EXERCISE INSTRUCTIONS: Take the line containing "Give me the Plotly source for this chart.", the line containing "import plotly.graph_objects as go", and all lines between them, and transcribe them exactly. Leave out pictures.

AVAILABLE DATA:

--- begin ---

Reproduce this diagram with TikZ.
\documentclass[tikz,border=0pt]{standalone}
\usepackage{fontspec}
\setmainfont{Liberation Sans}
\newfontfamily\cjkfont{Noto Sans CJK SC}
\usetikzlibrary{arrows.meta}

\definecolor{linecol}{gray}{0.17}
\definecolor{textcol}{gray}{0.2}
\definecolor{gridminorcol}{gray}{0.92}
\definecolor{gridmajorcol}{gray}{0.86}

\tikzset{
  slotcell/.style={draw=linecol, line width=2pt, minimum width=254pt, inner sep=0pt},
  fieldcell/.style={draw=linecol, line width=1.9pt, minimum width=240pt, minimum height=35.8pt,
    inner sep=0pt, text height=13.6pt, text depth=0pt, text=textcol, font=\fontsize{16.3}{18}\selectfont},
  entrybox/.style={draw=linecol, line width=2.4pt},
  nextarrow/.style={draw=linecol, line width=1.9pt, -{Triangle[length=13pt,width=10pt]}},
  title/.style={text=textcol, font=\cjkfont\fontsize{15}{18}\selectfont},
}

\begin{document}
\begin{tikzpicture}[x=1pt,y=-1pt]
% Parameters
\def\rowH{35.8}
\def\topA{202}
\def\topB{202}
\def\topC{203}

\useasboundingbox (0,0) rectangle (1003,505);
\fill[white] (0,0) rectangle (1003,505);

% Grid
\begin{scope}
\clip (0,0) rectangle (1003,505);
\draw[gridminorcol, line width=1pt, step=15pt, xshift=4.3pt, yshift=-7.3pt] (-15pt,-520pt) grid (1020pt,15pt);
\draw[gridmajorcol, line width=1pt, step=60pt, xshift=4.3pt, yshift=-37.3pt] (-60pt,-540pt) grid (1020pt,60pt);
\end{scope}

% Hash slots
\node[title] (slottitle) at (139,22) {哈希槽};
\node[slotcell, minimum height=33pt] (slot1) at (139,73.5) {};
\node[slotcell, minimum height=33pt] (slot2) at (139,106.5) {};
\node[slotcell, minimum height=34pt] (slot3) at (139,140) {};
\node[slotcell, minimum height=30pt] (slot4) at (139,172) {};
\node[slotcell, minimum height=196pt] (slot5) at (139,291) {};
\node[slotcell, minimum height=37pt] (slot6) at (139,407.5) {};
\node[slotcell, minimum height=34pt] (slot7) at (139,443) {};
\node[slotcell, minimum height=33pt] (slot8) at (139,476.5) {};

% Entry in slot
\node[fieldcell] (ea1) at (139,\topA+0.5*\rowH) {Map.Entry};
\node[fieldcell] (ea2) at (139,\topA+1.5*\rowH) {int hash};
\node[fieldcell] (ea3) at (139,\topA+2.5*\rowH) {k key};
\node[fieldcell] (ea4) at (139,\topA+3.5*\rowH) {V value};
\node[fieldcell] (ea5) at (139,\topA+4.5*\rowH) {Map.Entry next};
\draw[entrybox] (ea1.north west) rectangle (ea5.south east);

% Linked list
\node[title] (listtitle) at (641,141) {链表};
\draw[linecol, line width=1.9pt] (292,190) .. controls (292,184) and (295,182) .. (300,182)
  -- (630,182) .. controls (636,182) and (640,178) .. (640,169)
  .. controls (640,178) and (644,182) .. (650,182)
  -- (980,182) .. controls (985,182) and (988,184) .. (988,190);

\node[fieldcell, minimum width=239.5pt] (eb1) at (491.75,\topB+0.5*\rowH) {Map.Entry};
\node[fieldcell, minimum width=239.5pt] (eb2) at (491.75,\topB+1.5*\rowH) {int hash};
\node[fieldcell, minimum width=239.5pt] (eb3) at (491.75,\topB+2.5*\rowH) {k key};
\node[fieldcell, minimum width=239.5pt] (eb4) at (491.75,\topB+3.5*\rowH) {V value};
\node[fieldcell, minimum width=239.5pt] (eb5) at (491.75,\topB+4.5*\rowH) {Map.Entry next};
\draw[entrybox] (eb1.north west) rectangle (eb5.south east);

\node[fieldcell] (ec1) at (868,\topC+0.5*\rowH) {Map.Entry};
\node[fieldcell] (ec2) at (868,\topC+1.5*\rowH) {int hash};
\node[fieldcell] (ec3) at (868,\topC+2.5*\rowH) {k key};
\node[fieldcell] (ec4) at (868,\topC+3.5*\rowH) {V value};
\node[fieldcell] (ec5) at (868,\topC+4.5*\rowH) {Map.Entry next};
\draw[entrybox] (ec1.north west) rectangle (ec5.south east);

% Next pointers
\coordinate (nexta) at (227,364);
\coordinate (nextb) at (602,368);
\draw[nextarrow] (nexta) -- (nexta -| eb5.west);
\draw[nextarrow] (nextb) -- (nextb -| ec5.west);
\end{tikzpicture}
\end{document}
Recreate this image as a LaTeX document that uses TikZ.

--- end ---
--- begin ---

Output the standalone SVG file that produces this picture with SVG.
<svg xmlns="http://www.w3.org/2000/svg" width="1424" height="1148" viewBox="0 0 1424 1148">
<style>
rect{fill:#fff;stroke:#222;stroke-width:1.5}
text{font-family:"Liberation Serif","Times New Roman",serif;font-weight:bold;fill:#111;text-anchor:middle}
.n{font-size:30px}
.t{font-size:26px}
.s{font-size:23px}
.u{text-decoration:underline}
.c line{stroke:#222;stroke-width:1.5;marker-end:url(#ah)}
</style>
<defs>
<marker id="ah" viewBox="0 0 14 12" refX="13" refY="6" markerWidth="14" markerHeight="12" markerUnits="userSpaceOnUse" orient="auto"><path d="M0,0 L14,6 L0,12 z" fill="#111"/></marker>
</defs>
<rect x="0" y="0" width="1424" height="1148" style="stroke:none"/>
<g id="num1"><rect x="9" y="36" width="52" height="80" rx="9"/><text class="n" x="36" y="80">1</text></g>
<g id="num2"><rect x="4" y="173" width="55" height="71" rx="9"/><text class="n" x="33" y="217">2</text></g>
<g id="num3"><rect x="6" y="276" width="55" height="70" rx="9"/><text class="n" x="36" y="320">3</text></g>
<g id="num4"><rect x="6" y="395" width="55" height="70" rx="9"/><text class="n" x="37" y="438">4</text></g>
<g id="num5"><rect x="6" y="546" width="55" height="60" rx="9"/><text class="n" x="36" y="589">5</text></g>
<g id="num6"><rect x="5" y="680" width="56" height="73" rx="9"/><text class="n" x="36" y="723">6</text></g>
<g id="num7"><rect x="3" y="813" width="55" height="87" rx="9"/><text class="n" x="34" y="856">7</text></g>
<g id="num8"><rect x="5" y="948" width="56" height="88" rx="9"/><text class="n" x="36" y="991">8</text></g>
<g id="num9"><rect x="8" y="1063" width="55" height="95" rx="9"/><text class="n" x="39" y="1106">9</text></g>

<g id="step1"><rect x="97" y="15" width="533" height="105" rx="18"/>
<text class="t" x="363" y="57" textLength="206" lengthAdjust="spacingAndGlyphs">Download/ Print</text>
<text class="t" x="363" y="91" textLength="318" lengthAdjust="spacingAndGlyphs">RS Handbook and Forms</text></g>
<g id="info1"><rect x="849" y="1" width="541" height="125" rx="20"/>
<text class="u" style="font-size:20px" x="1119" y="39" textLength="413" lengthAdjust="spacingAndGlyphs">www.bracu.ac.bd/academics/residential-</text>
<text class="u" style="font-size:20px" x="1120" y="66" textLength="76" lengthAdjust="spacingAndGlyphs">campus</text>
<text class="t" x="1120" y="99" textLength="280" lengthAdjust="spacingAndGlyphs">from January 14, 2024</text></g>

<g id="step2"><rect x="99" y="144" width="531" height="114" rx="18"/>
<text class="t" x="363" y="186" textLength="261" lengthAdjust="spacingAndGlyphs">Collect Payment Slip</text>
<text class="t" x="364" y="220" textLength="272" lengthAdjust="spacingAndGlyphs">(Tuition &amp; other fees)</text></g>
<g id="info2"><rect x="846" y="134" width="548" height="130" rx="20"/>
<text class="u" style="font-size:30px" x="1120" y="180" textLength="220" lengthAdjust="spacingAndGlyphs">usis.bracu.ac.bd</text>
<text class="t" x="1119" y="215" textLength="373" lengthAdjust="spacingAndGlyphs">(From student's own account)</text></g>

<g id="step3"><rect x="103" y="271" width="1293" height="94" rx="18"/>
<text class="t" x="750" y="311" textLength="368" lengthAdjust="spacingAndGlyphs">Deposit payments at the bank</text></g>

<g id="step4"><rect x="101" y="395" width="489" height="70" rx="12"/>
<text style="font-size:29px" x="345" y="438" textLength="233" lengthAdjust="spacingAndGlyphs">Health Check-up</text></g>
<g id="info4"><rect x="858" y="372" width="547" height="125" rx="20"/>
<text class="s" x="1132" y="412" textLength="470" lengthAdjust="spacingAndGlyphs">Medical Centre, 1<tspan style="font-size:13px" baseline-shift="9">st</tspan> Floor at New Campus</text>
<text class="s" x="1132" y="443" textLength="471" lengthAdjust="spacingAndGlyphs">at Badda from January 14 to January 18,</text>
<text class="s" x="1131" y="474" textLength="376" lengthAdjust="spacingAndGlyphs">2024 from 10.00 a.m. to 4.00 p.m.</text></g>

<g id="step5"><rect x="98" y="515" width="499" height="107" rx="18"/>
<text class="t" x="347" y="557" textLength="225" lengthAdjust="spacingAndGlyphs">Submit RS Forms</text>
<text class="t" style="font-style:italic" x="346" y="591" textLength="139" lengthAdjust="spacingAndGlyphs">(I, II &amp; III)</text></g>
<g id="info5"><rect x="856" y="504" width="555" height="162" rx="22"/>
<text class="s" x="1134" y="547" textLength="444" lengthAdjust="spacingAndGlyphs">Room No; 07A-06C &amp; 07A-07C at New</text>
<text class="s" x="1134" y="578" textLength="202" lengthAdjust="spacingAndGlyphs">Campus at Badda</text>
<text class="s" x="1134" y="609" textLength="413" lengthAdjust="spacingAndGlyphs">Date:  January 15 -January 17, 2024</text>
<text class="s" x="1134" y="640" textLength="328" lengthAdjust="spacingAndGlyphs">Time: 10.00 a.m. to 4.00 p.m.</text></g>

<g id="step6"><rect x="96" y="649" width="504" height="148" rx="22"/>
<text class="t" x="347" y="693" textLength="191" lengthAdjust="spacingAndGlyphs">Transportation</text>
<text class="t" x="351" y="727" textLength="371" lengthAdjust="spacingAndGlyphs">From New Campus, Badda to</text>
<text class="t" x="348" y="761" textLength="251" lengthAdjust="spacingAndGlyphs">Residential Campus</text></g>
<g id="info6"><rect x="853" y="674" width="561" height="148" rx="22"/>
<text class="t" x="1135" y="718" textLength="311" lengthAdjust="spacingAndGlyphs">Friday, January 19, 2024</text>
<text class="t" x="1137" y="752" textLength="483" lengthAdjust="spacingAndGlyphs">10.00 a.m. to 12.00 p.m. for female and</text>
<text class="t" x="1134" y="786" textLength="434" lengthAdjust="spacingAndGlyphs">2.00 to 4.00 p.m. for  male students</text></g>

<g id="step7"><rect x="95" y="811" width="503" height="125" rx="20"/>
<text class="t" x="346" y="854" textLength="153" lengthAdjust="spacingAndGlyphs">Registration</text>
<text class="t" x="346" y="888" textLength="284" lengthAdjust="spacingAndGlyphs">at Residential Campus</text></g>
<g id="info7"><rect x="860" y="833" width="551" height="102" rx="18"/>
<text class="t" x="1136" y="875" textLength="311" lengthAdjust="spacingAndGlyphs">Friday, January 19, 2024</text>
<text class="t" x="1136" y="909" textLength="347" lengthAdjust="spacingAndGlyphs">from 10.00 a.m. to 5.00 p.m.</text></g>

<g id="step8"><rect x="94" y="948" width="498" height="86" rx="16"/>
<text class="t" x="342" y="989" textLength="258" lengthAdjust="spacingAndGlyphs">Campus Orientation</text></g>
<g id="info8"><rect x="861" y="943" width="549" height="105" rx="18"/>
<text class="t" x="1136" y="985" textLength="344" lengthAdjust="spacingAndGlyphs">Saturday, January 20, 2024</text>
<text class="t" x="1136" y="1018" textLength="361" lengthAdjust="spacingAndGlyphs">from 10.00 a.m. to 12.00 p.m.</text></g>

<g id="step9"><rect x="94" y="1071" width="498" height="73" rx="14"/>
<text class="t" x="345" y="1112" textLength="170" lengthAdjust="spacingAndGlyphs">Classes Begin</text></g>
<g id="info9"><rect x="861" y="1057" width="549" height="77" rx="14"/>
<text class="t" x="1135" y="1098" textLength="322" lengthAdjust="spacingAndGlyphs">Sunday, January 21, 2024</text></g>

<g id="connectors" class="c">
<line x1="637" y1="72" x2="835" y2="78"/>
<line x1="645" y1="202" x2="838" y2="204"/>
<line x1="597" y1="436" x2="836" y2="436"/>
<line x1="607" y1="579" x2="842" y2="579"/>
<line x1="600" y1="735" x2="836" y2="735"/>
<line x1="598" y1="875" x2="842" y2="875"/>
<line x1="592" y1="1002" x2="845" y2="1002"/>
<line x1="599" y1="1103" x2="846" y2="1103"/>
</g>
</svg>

--- end ---
--- begin ---

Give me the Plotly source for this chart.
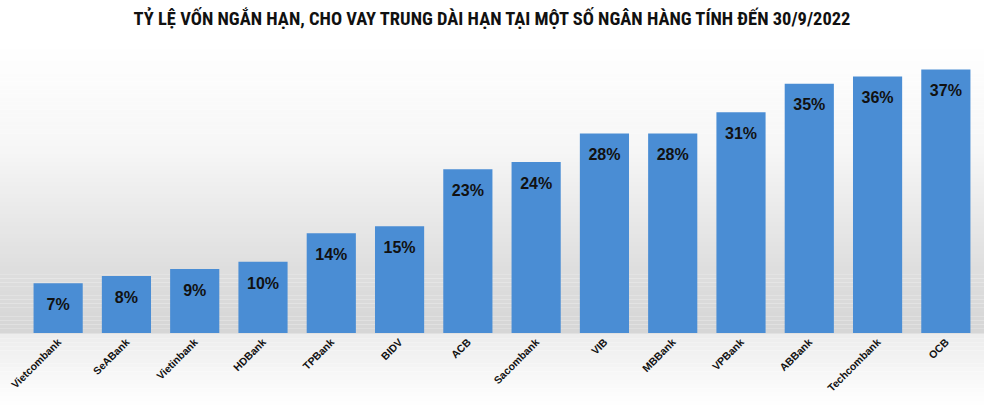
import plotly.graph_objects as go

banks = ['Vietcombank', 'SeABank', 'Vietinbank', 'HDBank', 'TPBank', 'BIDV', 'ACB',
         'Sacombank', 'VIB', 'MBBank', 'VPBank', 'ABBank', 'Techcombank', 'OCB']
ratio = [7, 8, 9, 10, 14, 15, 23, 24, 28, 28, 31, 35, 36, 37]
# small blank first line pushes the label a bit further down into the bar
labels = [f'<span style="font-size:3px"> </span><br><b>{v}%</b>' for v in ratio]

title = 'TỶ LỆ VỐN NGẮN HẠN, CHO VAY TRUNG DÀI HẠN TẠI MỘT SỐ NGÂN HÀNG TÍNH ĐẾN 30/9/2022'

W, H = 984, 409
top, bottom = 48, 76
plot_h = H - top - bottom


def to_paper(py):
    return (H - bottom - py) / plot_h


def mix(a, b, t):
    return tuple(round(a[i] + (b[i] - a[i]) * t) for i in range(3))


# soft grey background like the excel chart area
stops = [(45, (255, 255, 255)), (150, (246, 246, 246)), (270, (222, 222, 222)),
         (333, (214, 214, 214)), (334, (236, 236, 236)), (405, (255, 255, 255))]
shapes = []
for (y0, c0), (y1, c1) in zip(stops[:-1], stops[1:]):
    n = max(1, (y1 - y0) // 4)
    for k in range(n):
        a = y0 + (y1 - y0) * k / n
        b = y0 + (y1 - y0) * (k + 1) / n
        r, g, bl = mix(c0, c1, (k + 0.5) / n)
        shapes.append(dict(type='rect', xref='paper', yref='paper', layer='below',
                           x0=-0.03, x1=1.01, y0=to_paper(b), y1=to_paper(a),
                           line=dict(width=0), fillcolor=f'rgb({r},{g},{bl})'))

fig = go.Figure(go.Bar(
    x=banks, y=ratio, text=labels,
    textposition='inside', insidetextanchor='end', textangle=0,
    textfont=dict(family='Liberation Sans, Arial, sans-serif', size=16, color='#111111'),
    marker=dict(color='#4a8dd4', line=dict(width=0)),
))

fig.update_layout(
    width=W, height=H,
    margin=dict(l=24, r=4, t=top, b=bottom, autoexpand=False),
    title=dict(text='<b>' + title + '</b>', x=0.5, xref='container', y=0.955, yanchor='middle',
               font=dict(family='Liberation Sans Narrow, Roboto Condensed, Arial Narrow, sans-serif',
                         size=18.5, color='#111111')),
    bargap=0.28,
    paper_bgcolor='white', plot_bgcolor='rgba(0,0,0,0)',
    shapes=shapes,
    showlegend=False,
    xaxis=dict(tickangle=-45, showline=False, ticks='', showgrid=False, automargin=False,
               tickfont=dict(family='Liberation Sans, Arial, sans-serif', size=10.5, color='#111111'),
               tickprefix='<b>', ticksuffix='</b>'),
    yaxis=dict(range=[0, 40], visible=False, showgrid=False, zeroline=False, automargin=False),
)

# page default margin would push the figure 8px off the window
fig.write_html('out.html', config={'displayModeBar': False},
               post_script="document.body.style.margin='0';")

--- end ---

REPLY TO THE TASK:
Give me the Plotly source for this chart.
import plotly.graph_objects as go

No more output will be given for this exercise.